Es wurde noch schlimmer, als mein Freund der Menge nicht gut genug auf Deutsch erklären konnte, dass neues Bier unterwegs sei. Im Fehlen vom Bier sahen die Besucher einen weiteren Beweis für „den großen Austausch“. An der Bar stand ein Ausländer und das Bier war aus! Die einheimischen Werte wurden angegriffen! Man sprach sofort darüber, dass der Barkeeper-Migrant sofort dorthin zurückfahren soll, von wo er herkommt – nach Polen, Kroatien oder - Mein Gott! - vielleicht sogar nach Tunesien.

Die Menge an der Bar wurde immer größer und unzufriedener. Im Kopf meines Freundes erschienen Bilder wie aus den Südstaaten vor einem halben Jahrhundert. Es roch nach Lynchmord. Er sah sich schon mit Erdbeersirup überzogen und mit dem Inhalt der Polster der Lobbysofas gefedert. Niemand wusste, wie das Ganze enden wird, aber das neue Bier kam, Gott sei Dank, schnell und fungierte wie ein Ventil, um Druck abzulassen. Die politischen Aktivisten in Lederhosen tranken noch zwei, drei Bier und gingen auf ihre Zimmer, während sie murmelten, dass der große Austausch ein Fakt sei und nur sie das Land retten könnten.
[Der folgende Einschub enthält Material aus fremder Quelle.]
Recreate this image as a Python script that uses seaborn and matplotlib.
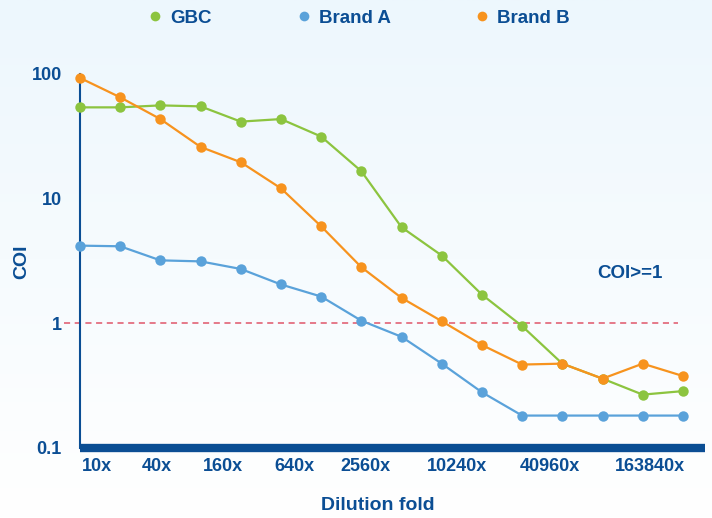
import matplotlib
matplotlib.use("Agg")
import matplotlib.pyplot as plt
import numpy as np
import pandas as pd
import seaborn as sns
from matplotlib.colors import LinearSegmentedColormap
from matplotlib.lines import Line2D

dilutions = ["10x", "20x", "40x", "80x", "160x", "320x", "640x", "1280x",
             "2560x", "5120x", "10240x", "20480x", "40960x", "81920x",
             "163840x", "327680x"]
gbc = [54, 54, 56, 55, 41.5, 43.5, 31.5, 16.6, 5.9, 3.5, 1.7, 0.95,
       0.475, 0.36, 0.268, 0.286]
brand_a = [4.2, 4.15, 3.2, 3.14, 2.73, 2.05, 1.64, 1.05, 0.78, 0.475,
           0.28, 0.182, 0.182, 0.182, 0.182, 0.182]
brand_b = [93, 65, 43.5, 26, 19.6, 12.1, 6.0, 2.82, 1.6, 1.04, 0.67,
           0.467, 0.475, 0.36, 0.475, 0.378]
tick_labels = ["10x", "40x", "160x", "640x", "2560x", "10240x", "40960x", "163840x"]
series_names = ["GBC", "Brand A", "Brand B"]
threshold = 1

NAVY = "#0B4E94"
palette = {"GBC": "#8CC43F", "Brand A": "#5AA2DA", "Brand B": "#F7931E"}

df = pd.DataFrame({
    "idx": list(range(len(dilutions))) * 3,
    "COI": gbc + brand_a + brand_b,
    "series": [s for s in series_names for _ in dilutions],
})

sns.set_style("white")
plt.rcParams["font.family"] = ["Liberation Sans", "DejaVu Sans"]
plt.rcParams["font.weight"] = "bold"

fig = plt.figure(figsize=(7.12, 5.18), dpi=100)

# light blue to white background gradient
bg = fig.add_axes([0, 0, 1, 1], zorder=-10)
grad = np.linspace(0, 1, 256).reshape(-1, 1)
cmap = LinearSegmentedColormap.from_list("bg", ["#EDF7FD", "#FFFFFF"])
bg.imshow(grad, aspect="auto", cmap=cmap, extent=[0, 1, 0, 1])
bg.axis("off")

ax = fig.add_axes([80 / 712, 70 / 518, 625 / 712, 374 / 518])
ax.patch.set_alpha(0)

sns.lineplot(data=df, x="idx", y="COI", hue="series", palette=palette,
             marker="o", markersize=7.5, markeredgewidth=0, linewidth=1.6,
             legend=False, ax=ax, clip_on=False, zorder=3)

ax.axhline(threshold, xmin=-0.025, xmax=0.957, color="#E0566A", linestyle=(0, (4, 3)),
           linewidth=1.1, clip_on=False, zorder=2)
ax.text(13.68, 2.52, "COI>=1", color=NAVY, fontsize=13.5, fontweight="bold",
        ha="center", va="center")

ax.set_yscale("log")
ax.set_ylim(0.1, 100)
ax.set_xlim(0, 15.55)
ax.set_yticks([0.1, 1, 10, 100])
ax.set_yticklabels(["0.1", "1", "10", "100"])
ax.minorticks_off()
ax.set_xticks([0.42, 1.92, 3.56, 5.34, 7.11, 9.38, 11.68, 14.17])
ax.set_xticklabels(tick_labels)
ax.tick_params(axis="both", length=0, labelsize=13, colors=NAVY)
ax.tick_params(axis="y", pad=13)
ax.tick_params(axis="x", pad=7)
for lab in ax.get_xticklabels() + ax.get_yticklabels():
    lab.set_fontweight("bold")

ax.set_xlabel("Dilution fold", color=NAVY, fontsize=14, fontweight="bold")
ax.set_ylabel("COI", color=NAVY, fontsize=14, fontweight="bold")
ax.xaxis.set_label_coords(298 / 625, -57 / 374)
ax.yaxis.set_label_coords(-58 / 625, 186 / 374)
ax.xaxis.label.set_va("center")
ax.yaxis.label.set_va("center")

for side in ["top", "right"]:
    ax.spines[side].set_visible(False)
ax.spines["left"].set_color(NAVY)
ax.spines["left"].set_linewidth(1.5)
ax.spines["bottom"].set_color(NAVY)
ax.spines["bottom"].set_linewidth(6)
ax.spines["bottom"].set_capstyle("butt")

handles = [Line2D([], [], linestyle="none", marker="o", markersize=7,
                  markeredgewidth=0, color=palette[s]) for s in series_names]
fig.legend(handles, series_names, loc="center", bbox_to_anchor=(357 / 712, 1 - 18 / 518),
           ncol=3, frameon=False, columnspacing=4.3, handletextpad=0.2,
           handlelength=1.2, prop={"weight": "bold", "size": 13.5}, labelcolor=NAVY)

fig.savefig("out.png", dpi=100)
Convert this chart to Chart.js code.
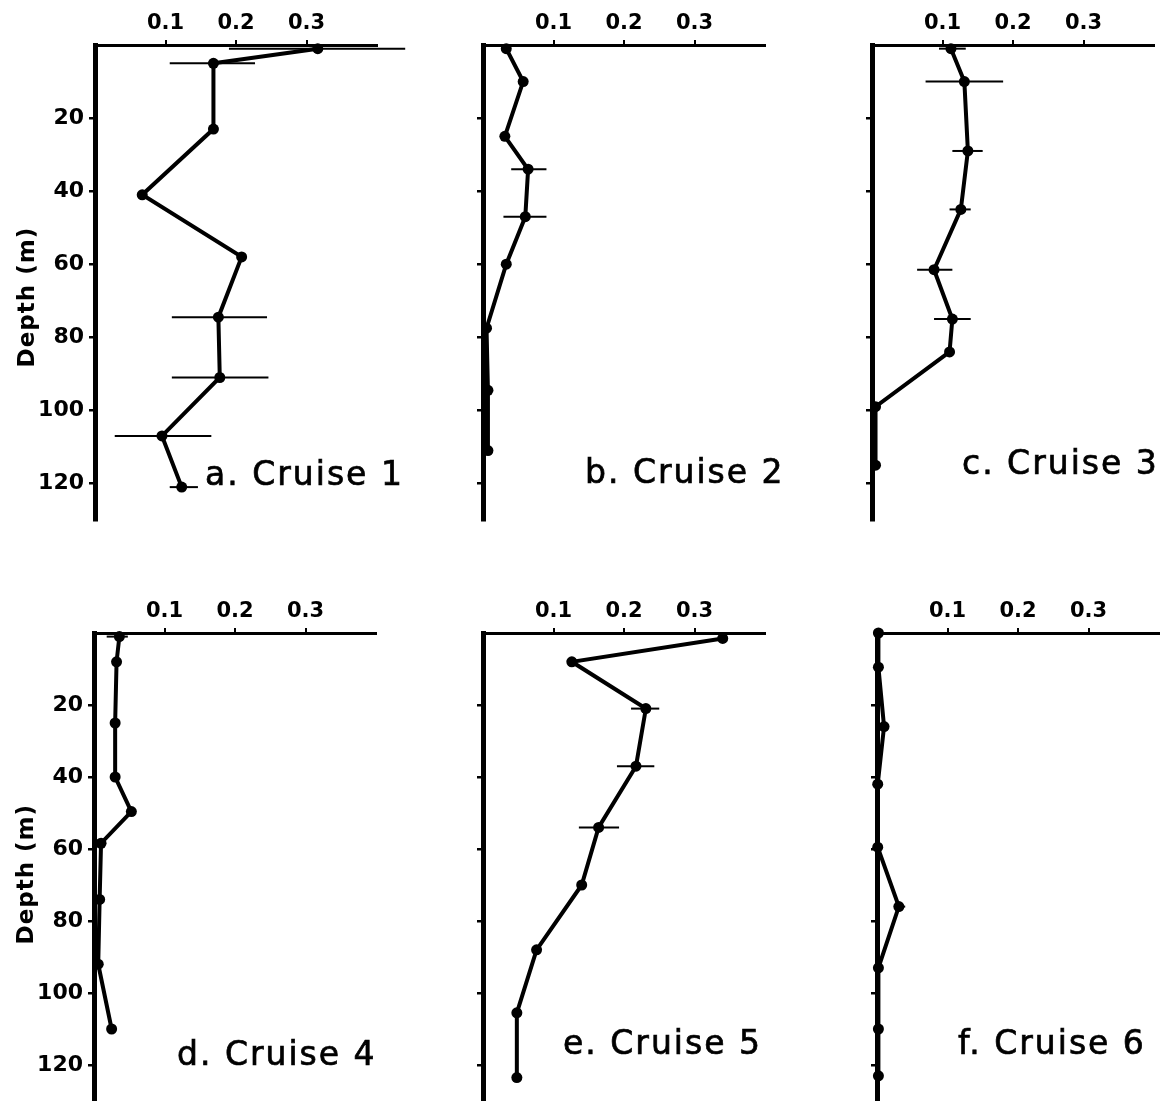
<!DOCTYPE html>
<html>
<head>
<meta charset="utf-8">
<script src="https://cdn.jsdelivr.net/npm/chart.js@4.4.1/dist/chart.umd.min.js"></script>
<style>
  body { margin: 0; background: #fff; width: 1170px; height: 1101px; position: relative; overflow: hidden; }
  canvas { position: absolute; }
</style>
</head>
<body>
<canvas id="p1"></canvas>
<canvas id="p2"></canvas>
<canvas id="p3"></canvas>
<canvas id="p4"></canvas>
<canvas id="p5"></canvas>
<canvas id="p6"></canvas>
<script>
var xTicks = [0.1, 0.2, 0.3];
var depthTicks = [20, 40, 60, 80, 100, 120];
var cruiseNames = ['a. Cruise 1', 'b. Cruise 2', 'c. Cruise 3', 'd. Cruise 4', 'e. Cruise 5', 'f. Cruise 6'];
var depthTitle = 'Depth (m)';

// depth (m), value, and horizontal error bar ends (null = no bar)
var depth1 = [1, 5, 23, 41, 58, 74.5, 91, 107, 121];
var conc1  = [0.316, 0.168, 0.168, 0.067, 0.208, 0.175, 0.177, 0.095, 0.123];
var lo1    = [0.19, 0.106, null, null, null, 0.109, 0.109, 0.028, 0.106];
var hi1    = [0.44, 0.227, null, null, null, 0.244, 0.246, 0.165, 0.146];

var depth2 = [1, 10, 25, 34, 47, 60, 77.5, 94.5, 111];
var conc2  = [0.033, 0.057, 0.031, 0.064, 0.06, 0.033, 0.005, 0.007, 0.007];
var lo2    = [null, null, null, 0.040, 0.029, null, null, null, null];
var hi2    = [null, null, null, 0.090, 0.090, null, null, null, null];

var depth3 = [1, 10, 29, 45, 61.5, 75, 84, 99, 115];
var conc3  = [0.112, 0.131, 0.136, 0.126, 0.088, 0.114, 0.11, 0.005, 0.005];
var lo3    = [0.095, 0.076, 0.114, 0.11, 0.064, 0.088, null, null, null];
var hi3    = [0.133, 0.186, 0.157, 0.14, 0.114, 0.14, null, null, null];

var depth4 = [1, 8, 25, 40, 49.6, 58.4, 74, 92, 110];
var conc4  = [0.036, 0.032, 0.03, 0.03, 0.053, 0.01, 0.008, 0.006, 0.025];
var lo4    = [0.018, null, null, null, null, null, null, null, null];
var hi4    = [0.048, null, null, null, null, null, null, null, null];

var depth5 = [1.5, 8, 21, 37, 54, 70, 88, 105.5, 123.5];
var conc5  = [0.34, 0.126, 0.231, 0.217, 0.164, 0.14, 0.076, 0.048, 0.048];
var lo5    = [null, null, 0.21, 0.19, 0.136, null, null, null, null];
var hi5    = [null, null, 0.25, 0.243, 0.193, null, null, null, null];

var depth6 = [0, 9.5, 26, 42, 59.5, 76, 93, 110, 123];
var conc6  = [0.002, 0.002, 0.01, 0.001, 0.001, 0.031, 0.002, 0.002, 0.002];
var lo6    = [null, null, null, null, null, 0.024, null, null, null];
var hi6    = [null, null, null, null, null, 0.04, null, null, null];

// panel placement: axis origin on the page, pixels per metre, label offset / depth
var panels = [
  { id: 'p1', depth: depth1, conc: conc1, lo: lo1, hi: hi1, x0: 95,  y0: 45,  ppm: 3.65, yLabels: true,  tx: 110, ty: 120.5, titleDepth: 69 },
  { id: 'p2', depth: depth2, conc: conc2, lo: lo2, hi: hi2, x0: 483, y0: 45,  ppm: 3.65, yLabels: false, tx: 102, ty: 120 },
  { id: 'p3', depth: depth3, conc: conc3, lo: lo3, hi: hi3, x0: 872, y0: 45,  ppm: 3.65, yLabels: false, tx: 90,  ty: 117.5 },
  { id: 'p4', depth: depth4, conc: conc4, lo: lo4, hi: hi4, x0: 94,  y0: 633, ppm: 3.6,  yLabels: true,  tx: 83,  ty: 120, titleDepth: 67 },
  { id: 'p5', depth: depth5, conc: conc5, lo: lo5, hi: hi5, x0: 483, y0: 633, ppm: 3.6,  yLabels: false, tx: 80,  ty: 117 },
  { id: 'p6', depth: depth6, conc: conc6, lo: lo6, hi: hi6, x0: 877, y0: 633, ppm: 3.6,  yLabels: false, tx: 81,  ty: 117 }
];

var LEFT_W = 95, TOP_H = 45, AREA_W = 282, PAD_R = 40, PAD_B = 2;

// cruise name inside the panel, and the rotated depth title on the left column
var panelLabel = {
  id: 'panelLabel',
  afterDraw: function(chart, args, opts) {
    var ctx = chart.ctx;
    var yScale = chart.scales.y;
    ctx.save();
    ctx.fillStyle = '#000';
    ctx.strokeStyle = '#000';
    ctx.lineWidth = 0.7;
    ctx.font = '33px "DejaVu Sans"';
    ctx.letterSpacing = '2px';
    ctx.textBaseline = 'alphabetic';
    var tx = chart.chartArea.left + opts.dx, ty = yScale.getPixelForValue(opts.depth);
    ctx.fillText(opts.text, tx, ty);
    ctx.strokeText(opts.text, tx, ty);
    if (opts.titleDepth != null) {
      ctx.translate(28, yScale.getPixelForValue(opts.titleDepth));
      ctx.rotate(-Math.PI / 2);
      ctx.font = 'bold 23px "DejaVu Sans"';
      ctx.letterSpacing = '1px';
      ctx.textAlign = 'center';
      ctx.textBaseline = 'middle';
      ctx.fillText(depthTitle, 0, 0);
    }
    ctx.restore();
  }
};

function noScalePadding(scale) {
  scale.paddingTop = scale.paddingBottom = scale.paddingLeft = scale.paddingRight = 0;
}

panels.forEach(function(p, k) {
  var canvas = document.getElementById(p.id);
  var areaH = Math.round(130 * p.ppm);
  canvas.width = LEFT_W + AREA_W + PAD_R;
  canvas.height = TOP_H + areaH + PAD_B;
  canvas.style.left = (p.x0 - LEFT_W) + 'px';
  canvas.style.top = (p.y0 - TOP_H) + 'px';

  var datasets = [{
    data: p.depth.map(function(d, i) { return { x: p.conc[i], y: d }; }),
    showLine: true,
    borderColor: '#000',
    borderWidth: 4,
    pointRadius: 5.5,
    pointBackgroundColor: '#000',
    pointBorderWidth: 0,
    clip: false
  }];
  p.depth.forEach(function(d, i) {
    if (p.lo[i] === null) return;
    datasets.push({
      data: [{ x: p.lo[i], y: d }, { x: p.hi[i], y: d }],
      showLine: true,
      borderColor: '#000',
      borderWidth: 2,
      pointRadius: 0,
      clip: false
    });
  });

  new Chart(canvas, {
    type: 'scatter',
    data: { datasets: datasets },
    options: {
      responsive: false,
      animation: false,
      layout: { autoPadding: false, padding: { left: 0, top: 0, right: PAD_R, bottom: PAD_B } },
      plugins: {
        legend: { display: false },
        tooltip: { enabled: false },
        panelLabel: { text: cruiseNames[k], dx: p.tx, depth: p.ty, titleDepth: p.titleDepth }
      },
      scales: {
        x: {
          type: 'linear',
          position: 'top',
          min: 0,
          max: 0.4,
          afterBuildTicks: function(scale) { scale.ticks = xTicks.map(function(v) { return { value: v }; }); },
          afterFit: function(scale) { scale.height = TOP_H; noScalePadding(scale); },
          border: { color: '#000', width: 3 },
          grid: { drawOnChartArea: false, color: '#000', lineWidth: 2, tickLength: 5 },
          ticks: {
            color: '#000',
            padding: 4,
            maxRotation: 0,
            font: { family: 'DejaVu Sans', size: 21, weight: 'bold' },
            callback: function(v) { return v.toFixed(1); }
          }
        },
        y: {
          type: 'linear',
          reverse: true,
          min: 0,
          max: 130,
          afterBuildTicks: function(scale) { scale.ticks = depthTicks.map(function(v) { return { value: v }; }); },
          afterFit: function(scale) { scale.width = LEFT_W; noScalePadding(scale); },
          border: { color: '#000', width: 5 },
          grid: { drawOnChartArea: false, color: '#000', lineWidth: 2.5, tickLength: 6 },
          ticks: {
            display: p.yLabels,
            color: '#000',
            padding: 5,
            font: { family: 'DejaVu Sans', size: 22, weight: 'bold' }
          }
        }
      }
    },
    plugins: [panelLabel]
  });
});
</script>
</body>
</html>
An den Tischen blieb ein Berg Bierkrüge zurück.

Mein amerikanischer Freund spürte, wie ihm die Knie weich wurden. Und plötzlich wollte er eine „Bloody Mary“. Seine Hand griff nach der Wodkaflasche und er war fast dabei, sein Prinzip zu brechen. Im letzten Moment hielt er inne und machte sich einen alkoholfreien „Mojito“. Das Rezept ist einfach: Man braucht nur Erdbeeren, Sodawasser, Eis, Minze und Limette. Mein Freund meint, das wirkt beruhigend und hilft in der Hitze.